--- Task data ---

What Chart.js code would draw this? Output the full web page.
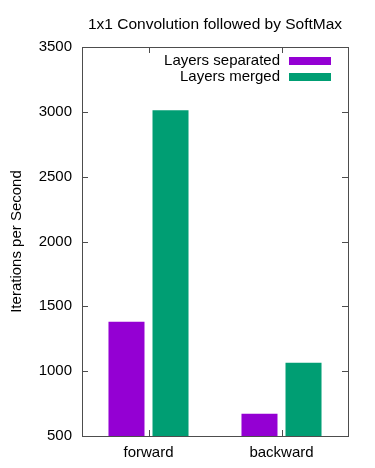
<!DOCTYPE html>
<html>
<head>
<meta charset="utf-8">
<script src="https://cdn.jsdelivr.net/npm/chart.js@4/dist/chart.umd.min.js"></script>
<style>
  html, body { margin: 0; padding: 0; background: #fff; }
  #wrap { width: 375px; height: 468px; }
</style>
</head>
<body>
<div id="wrap"><canvas id="chart"></canvas></div>
<script>
// data
const categories = ["forward", "backward"];
const seriesNames = ["Layers separated", "Layers merged"];
const separated = [1382, 672];
const merged = [3012, 1065];
const yTicks = [500, 1000, 1500, 2000, 2500, 3000, 3500];

const FONT = "'Liberation Sans', Arial, sans-serif";
const frameColor = "#4d4d4d";

// frame, inward ticks, title and key drawn like gnuplot
const gnuplotLook = {
  id: "gnuplotLook",
  afterDraw(chart) {
    const { ctx, chartArea: a, scales } = chart;
    ctx.save();
    ctx.strokeStyle = frameColor;
    ctx.lineWidth = 1;
    ctx.strokeRect(a.left + 0.5, a.top + 0.5, a.right - a.left, a.bottom - a.top);

    ctx.beginPath();
    yTicks.forEach(v => {
      const y = Math.round(scales.y.getPixelForValue(v)) + 0.5;
      ctx.moveTo(a.left, y); ctx.lineTo(a.left + 6, y);
      ctx.moveTo(a.right, y); ctx.lineTo(a.right - 6, y);
    });
    categories.forEach((c, i) => {
      const x = Math.round(scales.x.getPixelForValue(i)) + 0.5;
      ctx.moveTo(x, a.bottom); ctx.lineTo(x, a.bottom - 6);
      ctx.moveTo(x, a.top); ctx.lineTo(x, a.top + 6);
    });
    ctx.stroke();

    // title
    ctx.fillStyle = "#000";
    ctx.font = "15.5px " + FONT;
    ctx.textAlign = "center";
    ctx.textBaseline = "middle";
    ctx.fillText("1x1 Convolution followed by SoftMax", (a.left + a.right) / 2, 25);

    // key
    ctx.font = "15px " + FONT;
    ctx.textAlign = "right";
    chart.data.datasets.forEach((ds, i) => {
      const y = 61 + i * 16;
      ctx.fillStyle = "#000";
      ctx.fillText(ds.label, 280, y);
      ctx.fillStyle = ds.backgroundColor;
      ctx.fillRect(289, y - 4, 42, 8);
    });
    ctx.restore();
  }
};

new Chart(document.getElementById("chart"), {
  type: "bar",
  data: {
    labels: categories,
    datasets: [
      { label: seriesNames[0], data: separated, backgroundColor: "#9400d3" },
      { label: seriesNames[1], data: merged, backgroundColor: "#009e73" }
    ]
  },
  options: {
    responsive: true,
    maintainAspectRatio: false,
    animation: false,
    devicePixelRatio: 1,
    categoryPercentage: 0.662,
    barPercentage: 0.818,
    layout: { padding: { top: 47, right: 27, left: 0, bottom: 0 } },
    plugins: {
      legend: { display: false },
      title: { display: false },
      tooltip: { enabled: false }
    },
    scales: {
      x: {
        grid: { display: false, drawTicks: false },
        border: { display: false },
        ticks: { color: "#000", font: { family: FONT, size: 15 }, padding: 8 },
        afterFit(scale) { scale.height = 32; }
      },
      y: {
        min: 500,
        max: 3500,
        grid: { display: false, drawTicks: false },
        border: { display: false },
        ticks: {
          stepSize: 500,
          color: "#000",
          font: { family: FONT, size: 15 },
          padding: 10,
          callback: v => String(v)
        },
        title: {
          display: true,
          text: "Iterations per Second",
          color: "#000",
          font: { family: FONT, size: 15 },
          padding: { top: 8, bottom: 0 }
        },
        afterFit(scale) { scale.width = 82; }
      }
    }
  },
  plugins: [gnuplotLook]
});
</script>
</body>
</html>
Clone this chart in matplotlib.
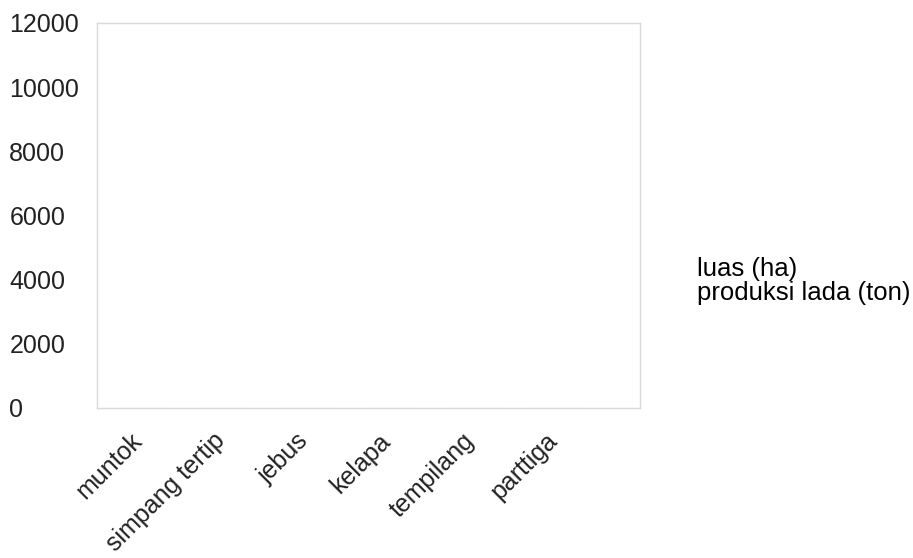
import matplotlib
matplotlib.use("Agg")
import matplotlib.pyplot as plt
import matplotlib.transforms as mtransforms
import numpy as np

plt.rcParams['font.family'] = ['Liberation Sans', 'DejaVu Sans']

# data (bars sit at zero)
kecamatan = ["muntok", "simpang tertip", "jebus", "kelapa", "tempilang", "parttiga"]
luas_ha = [0, 0, 0, 0, 0, 0]
produksi_ton = [0, 0, 0, 0, 0, 0]
y_ticks = [0, 2000, 4000, 6000, 8000, 10000, 12000]

fig = plt.figure(figsize=(9.13, 5.58), dpi=100)
ax = fig.add_axes([0.106, 0.269, 0.595, 0.690])

x = np.arange(len(kecamatan))
w = 0.3
ax.bar(x - w / 2, luas_ha, w, color="#4472c4", edgecolor="#cccccc", linewidth=0.8, label="luas (ha)")
ax.bar(x + w / 2, produksi_ton, w, color="#ed7d31", edgecolor="#cccccc", linewidth=0.8, label="produksi lada (ton)")

ax.set_ylim(0, 12000)
ax.set_xlim(-0.54, 6.0)
ax.set_yticks(y_ticks)
ax.set_yticklabels([str(v) for v in y_ticks], ha="left", fontsize=18, color="#222222")
ax.tick_params(axis="y", length=0, pad=63)
ax.set_xticks(x)
ax.set_xticklabels(kecamatan, rotation=45, ha="right", rotation_mode="anchor",
                   fontsize=18, color="#222222")
ax.tick_params(axis="x", length=0, pad=15)
shift = mtransforms.ScaledTranslation(-12 / 100, 0, fig.dpi_scale_trans)
for lbl in ax.get_xticklabels():
    lbl.set_transform(lbl.get_transform() + shift)

for s in ax.spines.values():
    s.set_color("#d9d9d9")
    s.set_linewidth(1)

leg = ax.legend(loc="center left", bbox_to_anchor=(1.082, 0.33), frameon=False,
                fontsize=18.5, handlelength=0, handletextpad=0, labelspacing=0,
                borderpad=0)
for h in leg.legend_handles:
    h.set_visible(False)

fig.savefig("out.png", dpi=100)
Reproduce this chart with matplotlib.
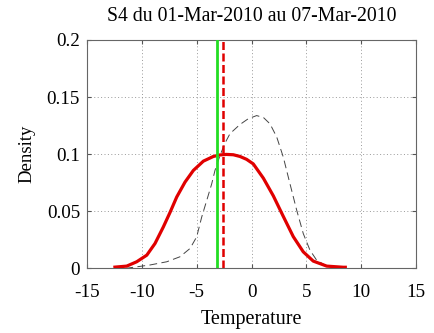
import matplotlib
matplotlib.use("Agg")
import matplotlib.pyplot as plt

# densité de la semaine (trait rouge)
week_x = [-12.6, -11.38, -10.47, -9.55, -8.8, -8.04, -7.43, -6.82, -6.06, -5.3, -4.39,
          -3.48, -2.9, -2.3, -1.66, -1.05, -0.45, 0.16, 1.08, 1.99, 2.9, 3.81, 4.72,
          5.63, 6.86, 8.37, 8.7]
week_y = [0.001, 0.002, 0.0058, 0.0116, 0.0218, 0.0363, 0.049, 0.0625, 0.0756, 0.0858, 0.0939,
          0.098, 0.0993, 0.0998, 0.0995, 0.098, 0.0955, 0.0915, 0.079, 0.0635, 0.0455, 0.0278, 0.0145,
          0.0064, 0.002, 0.001, 0.001]

# densité climatologique (tirets noirs)
clim_x = [-11.5, -9.25, -7.73, -6.52, -5.6, -5.0, -4.54, -4.08, -3.63, -3.33, -2.87,
          -2.4, -1.96, -1.05, -0.3, 0.47, 1.1, 1.69, 2.3, 2.9, 3.51, 4.12, 4.72, 5.33,
          5.94, 6.86, 8.0]
clim_y = [0.0, 0.003, 0.0058, 0.0102, 0.0175, 0.0276, 0.045, 0.0596, 0.074, 0.0858, 0.099,
          0.110, 0.118, 0.126, 0.131, 0.1338, 0.132, 0.1265, 0.115, 0.0974, 0.074, 0.051, 0.0305, 0.016,
          0.0072, 0.002, 0.0]

obs_value = -3.17     # ligne verte
week_mean = -2.63     # tirets rouges

title = "S4 du 01-Mar-2010 au 07-Mar-2010"
x_ticks = [-15, -10, -5, 0, 5, 10, 15]
y_ticks = [0, 0.05, 0.1, 0.15, 0.2]
y_labels = ["0", "0.05", "0.1", "0.15", "0.2"]

plt.rcParams["font.family"] = ["Liberation Serif", "DejaVu Serif"]

fig = plt.figure(figsize=(4.34, 3.33), dpi=100)
ax = fig.add_axes([0.2005, 0.194, 0.758, 0.686])

ax.plot(clim_x, clim_y, color="#444444", linestyle=(0, (8, 4.5)), linewidth=0.7, zorder=3)
ax.plot(week_x, week_y, color="#e00000", linewidth=2.3, zorder=4,
        solid_capstyle="butt", solid_joinstyle="round")
ax.plot([obs_value, obs_value], [0, 0.2], color="#22dd22", linewidth=2.0, zorder=5)
ax.plot([week_mean, week_mean], [0, 0.2], color="#e00000", linewidth=1.8,
        linestyle=(0, (3.2, 1.4)), zorder=5)

ax.set_xlim(-15, 15)
ax.set_ylim(0, 0.2)
ax.set_xticks(x_ticks)
ax.set_xticklabels([str(v) for v in x_ticks])
ax.set_yticks(y_ticks)
ax.set_yticklabels(y_labels)
ax.grid(True, color="#999999", linestyle=(0, (1, 2.5)), linewidth=0.7)
ax.tick_params(direction="in", top=True, right=True, length=3, labelsize=13.8,
               color="#555555")
ax.tick_params(axis="x", pad=11)
ax.tick_params(axis="y", pad=5)
for spine in ax.spines.values():
    spine.set_color("#666666")
    spine.set_linewidth(0.8)

ax.set_xlabel("Temperature", fontsize=14.5, labelpad=7)
ax.set_ylabel("Density", fontsize=13.5, labelpad=8)
ax.set_title(title, fontsize=14.2, pad=14)

fig.savefig("out.png", dpi=100)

---

**What is asked**
Pictures are excluded. Repeat exactly the lines from the one containing "Clone this chart in matplotlib." to the one containing "ax = fig.add_axes([0.106, 0.269, 0.595, 0.690])", inclusive.

**Reply**
Clone this chart in matplotlib.
import matplotlib
matplotlib.use("Agg")
import matplotlib.pyplot as plt
import matplotlib.transforms as mtransforms
import numpy as np

plt.rcParams['font.family'] = ['Liberation Sans', 'DejaVu Sans']

# data (bars sit at zero)
kecamatan = ["muntok", "simpang tertip", "jebus", "kelapa", "tempilang", "parttiga"]
luas_ha = [0, 0, 0, 0, 0, 0]
produksi_ton = [0, 0, 0, 0, 0, 0]
y_ticks = [0, 2000, 4000, 6000, 8000, 10000, 12000]

fig = plt.figure(figsize=(9.13, 5.58), dpi=100)
ax = fig.add_axes([0.106, 0.269, 0.595, 0.690])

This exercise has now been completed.